SUPPLIED DATA
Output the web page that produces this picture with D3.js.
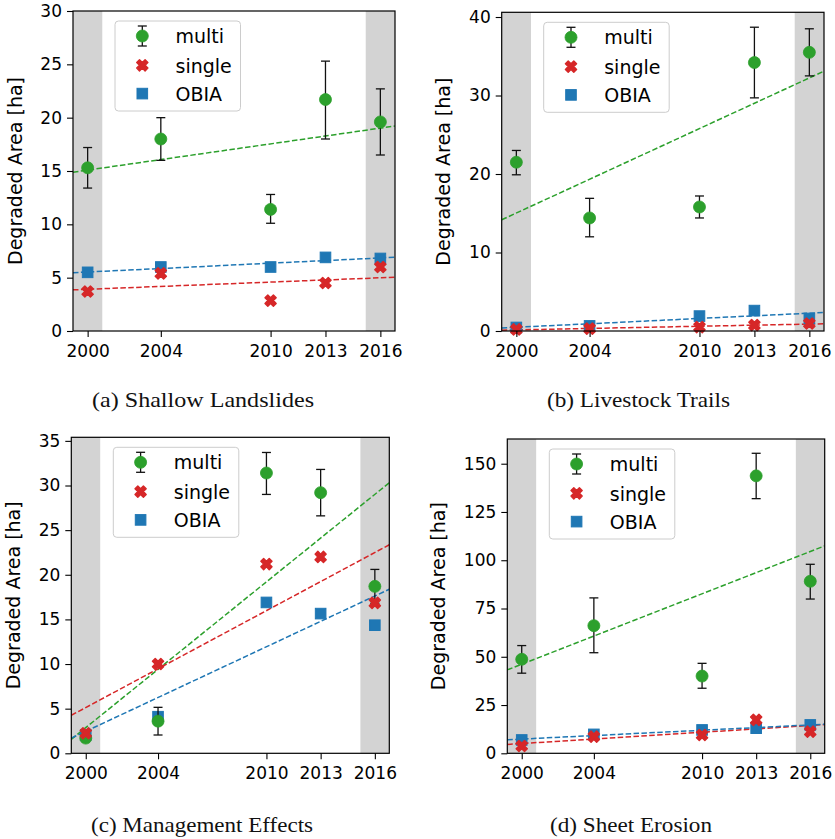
<!DOCTYPE html>
<html>
<head>
<meta charset="utf-8">
<script src="https://cdn.jsdelivr.net/npm/d3@7/dist/d3.min.js"></script>
<style>
  body { margin: 0; background: #fff; }
  svg { display: block; }
</style>
</head>
<body>
<div id="chart"></div>
<script>
// --- data ---
const years = [2000, 2004, 2010, 2013, 2016];
const seriesNames = ["multi", "single", "OBIA"];
const captions = ["(a) Shallow Landslides", "(b) Livestock Trails", "(c) Management Effects", "(d) Sheet Erosion"];

// shaded periods (years)
const bandStarts = [1999.2, 2015.2];
const bandEnds = [2000.8, 2016.8];

// (a) Shallow Landslides
const multiShallow = [15.3, 18.0, 11.4, 21.7, 19.6];
const multiShallowLo = [13.4, 16.0, 10.1, 18.0, 16.5];
const multiShallowHi = [17.2, 20.0, 12.8, 25.3, 22.7];
const singleShallow = [3.7, 5.4, 2.85, 4.5, 6.0];
const obiaShallow = [5.5, 6.0, 6.0, 6.9, 6.8];

// (b) Livestock Trails
const multiLivestock = [21.5, 14.4, 15.8, 34.2, 35.5];
const multiLivestockLo = [19.9, 12.0, 14.4, 29.7, 32.5];
const multiLivestockHi = [23.0, 16.9, 17.2, 38.7, 38.5];
const singleLivestock = [0.2, 0.3, 0.5, 0.75, 0.95];
const obiaLivestock = [0.45, 0.65, 1.9, 2.6, 1.6];

// (c) Management Effects
const multiManagement = [1.7, 3.6, 31.4, 29.2, 18.7];
const multiManagementLo = [1.4, 2.05, 29.0, 26.6, 16.8];
const multiManagementHi = [2.0, 5.15, 33.7, 31.8, 20.6];
const singleManagement = [2.25, 10.0, 21.2, 22.0, 16.85];
const obiaManagement = [2.05, 4.1, 16.9, 15.65, 14.35];

// (d) Sheet Erosion
const multiSheet = [48.7, 66.1, 40.0, 143.7, 89.1];
const multiSheetLo = [41.5, 52.1, 33.7, 131.9, 79.9];
const multiSheetHi = [55.8, 80.5, 46.6, 155.4, 97.9];
const singleSheet = [3.8, 8.6, 9.5, 17.3, 11.2];
const obiaSheet = [6.9, 9.8, 12.1, 13.0, 14.7];

// y axis limits and ticks per panel
const yMaxes = [30, 40.6, 35.4, 162.8];
const yTickSteps = [5, 10, 5, 25];
const yTickTops = [30, 40, 35, 150];

// --- layout ---
const W = 835, H = 839;
const colors = { multi: "#2ca02c", single: "#d62728", OBIA: "#1f77b4" };
const boxes = [
  { l: 73, r: 395, t: 11, b: 331, labelX: 22.3, capX: 92, capY: 407, capW: 222 },
  { l: 501.7, r: 824, t: 12.3, b: 331, labelX: 449.6, capX: 547, capY: 407, capW: 183 },
  { l: 71.3, r: 389.3, t: 437.3, b: 753.3, labelX: 20.3, capX: 91, capY: 831.5, capW: 222 },
  { l: 507.3, r: 824.7, t: 439, b: 753.3, labelX: 444.6, capX: 550, capY: 831.5, capW: 162 }
];

const panels = [
  { multi: multiShallow, lo: multiShallowLo, hi: multiShallowHi, single: singleShallow, obia: obiaShallow },
  { multi: multiLivestock, lo: multiLivestockLo, hi: multiLivestockHi, single: singleLivestock, obia: obiaLivestock },
  { multi: multiManagement, lo: multiManagementLo, hi: multiManagementHi, single: singleManagement, obia: obiaManagement },
  { multi: multiSheet, lo: multiSheetLo, hi: multiSheetHi, single: singleSheet, obia: obiaSheet }
];

const svg = d3.select("#chart").append("svg")
  .attr("width", W)
  .attr("height", H)
  .style("font-family", "'DejaVu Sans', sans-serif");

// least squares trend over the years
function fitLine(xs, ys) {
  const mx = d3.mean(xs), my = d3.mean(ys);
  const sxy = d3.sum(xs, (x, i) => (x - mx) * (ys[i] - my));
  const sxx = d3.sum(xs, x => (x - mx) * (x - mx));
  const slope = sxy / sxx;
  return x => my + slope * (x - mx);
}

// filled "X" marker (matplotlib style), edge drawn in the same colour
const xMarker = d3.symbol().type(d3.symbolCross).size(78);

function drawX(sel) {
  return sel.attr("d", xMarker)
    .attr("fill", colors.single)
    .attr("stroke", colors.single)
    .attr("stroke-width", 1.4)
    .attr("stroke-linejoin", "round");
}

panels.forEach((p, i) => {
  const box = boxes[i];
  const x = d3.scaleLinear().domain([1999.2, 2016.8]).range([box.l, box.r]);
  const y = d3.scaleLinear().domain([0, yMaxes[i]]).range([box.b, box.t]);
  const g = svg.append("g");

  const clipId = "clip" + i;
  svg.append("clipPath").attr("id", clipId)
    .append("rect")
    .attr("x", box.l).attr("y", box.t)
    .attr("width", box.r - box.l).attr("height", box.b - box.t);

  // shaded bands
  g.selectAll(".band")
    .data(bandStarts.map((s, k) => [s, bandEnds[k]]))
    .enter()
    .append("rect")
    .attr("x", d => x(d[0]))
    .attr("y", box.t)
    .attr("width", d => x(d[1]) - x(d[0]))
    .attr("height", box.b - box.t)
    .attr("fill", "#d3d3d3");

  // trend lines
  const trends = [
    { key: "multi", vals: p.multi },
    { key: "single", vals: p.single },
    { key: "OBIA", vals: p.obia }
  ];
  trends.forEach(tr => {
    const f = fitLine(years, tr.vals);
    const xs = x.domain();
    g.append("line")
      .attr("clip-path", `url(#${clipId})`)
      .attr("x1", x(xs[0])).attr("y1", y(f(xs[0])))
      .attr("x2", x(xs[1])).attr("y2", y(f(xs[1])))
      .attr("stroke", colors[tr.key])
      .attr("stroke-width", 1.5)
      .attr("stroke-dasharray", "5.5,2.4");
  });

  // OBIA squares
  g.selectAll(".obia")
    .data(p.obia)
    .enter()
    .append("rect")
    .attr("x", (d, k) => x(years[k]) - 5.3)
    .attr("y", d => y(d) - 5.3)
    .attr("width", 10.6).attr("height", 10.6)
    .attr("fill", colors.OBIA)
    .attr("stroke", colors.OBIA)
    .attr("stroke-width", 1);

  // multi error bars
  years.forEach((yr, k) => {
    const cx = x(yr);
    const eb = g.append("g").attr("stroke", "#111").attr("stroke-width", 1.3);
    eb.append("line").attr("x1", cx).attr("x2", cx).attr("y1", y(p.lo[k])).attr("y2", y(p.hi[k]));
    eb.append("line").attr("x1", cx - 4.5).attr("x2", cx + 4.5).attr("y1", y(p.lo[k])).attr("y2", y(p.lo[k]));
    eb.append("line").attr("x1", cx - 4.5).attr("x2", cx + 4.5).attr("y1", y(p.hi[k])).attr("y2", y(p.hi[k]));
  });

  g.selectAll(".multi")
    .data(p.multi)
    .enter()
    .append("circle")
    .attr("cx", (d, k) => x(years[k]))
    .attr("cy", d => y(d))
    .attr("r", 6)
    .attr("fill", colors.multi)
    .attr("stroke", colors.multi)
    .attr("stroke-width", 0.8);

  g.selectAll(".single")
    .data(p.single)
    .enter()
    .append("path")
    .call(drawX)
    .attr("transform", (d, k) => `translate(${x(years[k])},${y(d)}) rotate(45)`);

  // axes
  const yTicks = d3.range(0, yTickTops[i] + 0.001, yTickSteps[i]);
  const xAxis = g.append("g")
    .attr("transform", `translate(0,${box.b})`)
    .call(d3.axisBottom(x).tickValues(years).tickFormat(d3.format("d")).tickSize(6).tickPadding(8).tickSizeOuter(0));
  const yAxis = g.append("g")
    .attr("transform", `translate(${box.l},0)`)
    .call(d3.axisLeft(y).tickValues(yTicks).tickSize(6).tickPadding(5).tickSizeOuter(0));
  [xAxis, yAxis].forEach(a => {
    a.select(".domain").remove();
    a.selectAll("text").attr("font-size", 17).attr("font-family", "'DejaVu Sans', sans-serif").attr("fill", "#000");
    a.selectAll("line").attr("stroke", "#000").attr("stroke-width", 1.1);
  });

  // frame
  g.append("rect")
    .attr("x", box.l).attr("y", box.t)
    .attr("width", box.r - box.l).attr("height", box.b - box.t)
    .attr("fill", "none")
    .attr("stroke", "#000")
    .attr("stroke-width", 1.2);

  // y label
  g.append("text")
    .attr("transform", `translate(${box.labelX},${(box.t + box.b) / 2}) rotate(-90)`)
    .attr("text-anchor", "middle")
    .attr("font-size", 19)
    .attr("fill", "#000")
    .text("Degraded Area [ha]");

  // legend
  const lx = box.l + 42, ly = box.t + 10;
  const leg = g.append("g").attr("transform", `translate(${lx},${ly})`);
  leg.append("rect")
    .attr("width", 125.5).attr("height", 90)
    .attr("rx", 3.5)
    .attr("fill", "#fff").attr("fill-opacity", 0.8)
    .attr("stroke", "#cccccc").attr("stroke-width", 1);
  const rows = [15, 44.3, 72.6];
  seriesNames.forEach((name, k) => {
    const ry = rows[k], mx = 27.3;
    if (name === "multi") {
      const eb = leg.append("g").attr("stroke", "#111").attr("stroke-width", 1.3);
      eb.append("line").attr("x1", mx).attr("x2", mx).attr("y1", ry - 10).attr("y2", ry + 10);
      eb.append("line").attr("x1", mx - 4.5).attr("x2", mx + 4.5).attr("y1", ry - 10).attr("y2", ry - 10);
      eb.append("line").attr("x1", mx - 4.5).attr("x2", mx + 4.5).attr("y1", ry + 10).attr("y2", ry + 10);
      leg.append("circle").attr("cx", mx).attr("cy", ry).attr("r", 6)
        .attr("fill", colors.multi).attr("stroke", colors.multi).attr("stroke-width", 0.8);
    } else if (name === "single") {
      leg.append("path").call(drawX)
        .attr("transform", `translate(${mx},${ry}) rotate(45)`);
    } else {
      leg.append("rect").attr("x", mx - 5.3).attr("y", ry - 5.3)
        .attr("width", 10.6).attr("height", 10.6)
        .attr("fill", colors.OBIA).attr("stroke", colors.OBIA).attr("stroke-width", 1);
    }
    leg.append("text")
      .attr("x", 60.5).attr("y", ry + 7.2)
      .attr("font-size", 19)
      .attr("fill", "#000")
      .text(name);
  });

  // caption
  svg.append("text")
    .attr("x", box.capX).attr("y", box.capY)
    .attr("font-family", "'Liberation Serif', 'Times New Roman', serif")
    .attr("font-size", 21)
    .attr("textLength", box.capW)
    .attr("lengthAdjust", "spacingAndGlyphs")
    .attr("fill", "#111")
    .text(captions[i]);
});
</script>
</body>
</html>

SET PROBLEM
Give back exactly the lines from the first line of the data through the line with "const bandEnds = [2000.8, 2016.8];", pictures excluded.

ANSWER TO THE PROBLEM
Output the web page that produces this picture with D3.js.
<!DOCTYPE html>
<html>
<head>
<meta charset="utf-8">
<script src="https://cdn.jsdelivr.net/npm/d3@7/dist/d3.min.js"></script>
<style>
  body { margin: 0; background: #fff; }
  svg { display: block; }
</style>
</head>
<body>
<div id="chart"></div>
<script>
// --- data ---
const years = [2000, 2004, 2010, 2013, 2016];
const seriesNames = ["multi", "single", "OBIA"];
const captions = ["(a) Shallow Landslides", "(b) Livestock Trails", "(c) Management Effects", "(d) Sheet Erosion"];

// shaded periods (years)
const bandStarts = [1999.2, 2015.2];
const bandEnds = [2000.8, 2016.8];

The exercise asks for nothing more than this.